Extinct genus of dinoflagellate cysts

Palynodinium is an extinct genus of organic-walled dinoflagellate cyst (or dinocyst). It is a fossil species of dinoflagellate cyst used to demarcate the K/Pg boundary, which marks the terminal Cretaceous and the extinction of the dinosaurs. Palynodinium grallator was among the microfossils which lead to the recent discovery of the K/Pg event record in marine sediments of the northeast Pacific.

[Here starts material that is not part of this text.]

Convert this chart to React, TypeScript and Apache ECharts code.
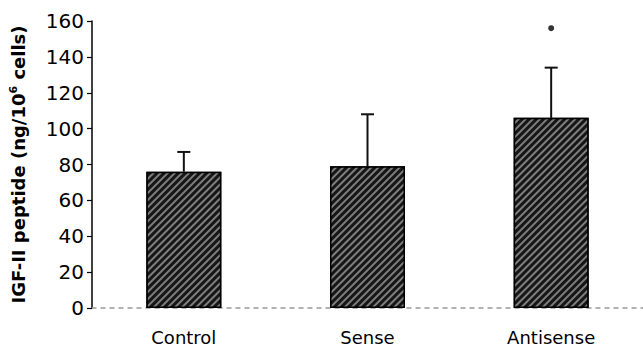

Dinoflagellate cysts are estimated to be produced by 10–16% of living dinoflagellates as a dormant, zygotic stage of their life cycle, which can accumulate in marine sediments as microfossils. Organic-walled dinoflagellate cysts are noted for their resistance to degradation owing to their composition of dinosporin, a biopolymer similar to sporopolinin characteristic of many terrestrial palynomorphs. Their abundance, cosmopolitan distribution, and quality of preservation in the fossil record since the Middle Triassic make dinoflagellate cysts excellent indicators of primary productivity as well as tools for biostratigraphy and paleoenvironmental reconstructions. The scope of dinoflagellate cyst applications has resulted in ongoing collaborative efforts between industry and academia to refine their taxonomic classification and enhance their utility through database organization.